How to Read Moving Average
A moving average is a widely used indicator in technical analysis and day trading. Moving averages help to smooth the price data in a chart, and can be used to help identify price trends or identify potential support and resistance levels while trading.
There are two main types of moving averages: Simple Moving Averages and Exponential Moving Averages – SMA and EMA for short.
Simple Moving Averages are also referred to as arithmetic moving averages. To calculate an SMA, you take the sum of the closing prices over a given period of days, then divide it by the number of days in that period. For example, for a 5-day SMA, just take the sum of the closing price data over the last 5 days, then divide it by 5. And since it’s a MOVING average, it’s constantly updated: old data is removed when new data becomes available. If your SMA is based on a short time frame, it’ll be more volatile but it will closely follow the source data.
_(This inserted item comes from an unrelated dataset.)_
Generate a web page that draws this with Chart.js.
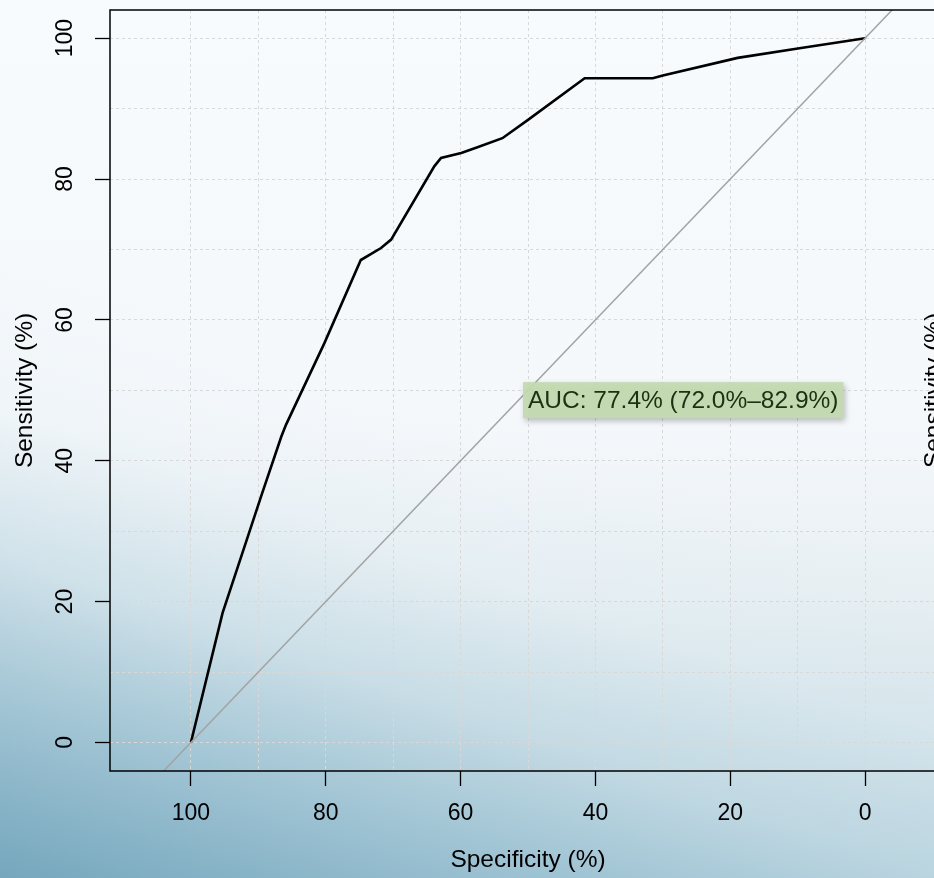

And if you base your SMA on a long time frame, it displays a smoother moving average.
Exponential Moving Averages, also called “exponentially weighted moving averages,” work a little differently from Simple Moving Averages. EMAs place greater weight on the most recent data points than SMAs, which means they react more significantly to recent price movements.
Both kinds of moving averages are calculated using data from previous days, making them “lagging indicators” — in other words, they only display changes that have already occurred. Because of that, traders and analysts commonly use moving averages alongside other kinds of indicators to get the best understanding of market trends.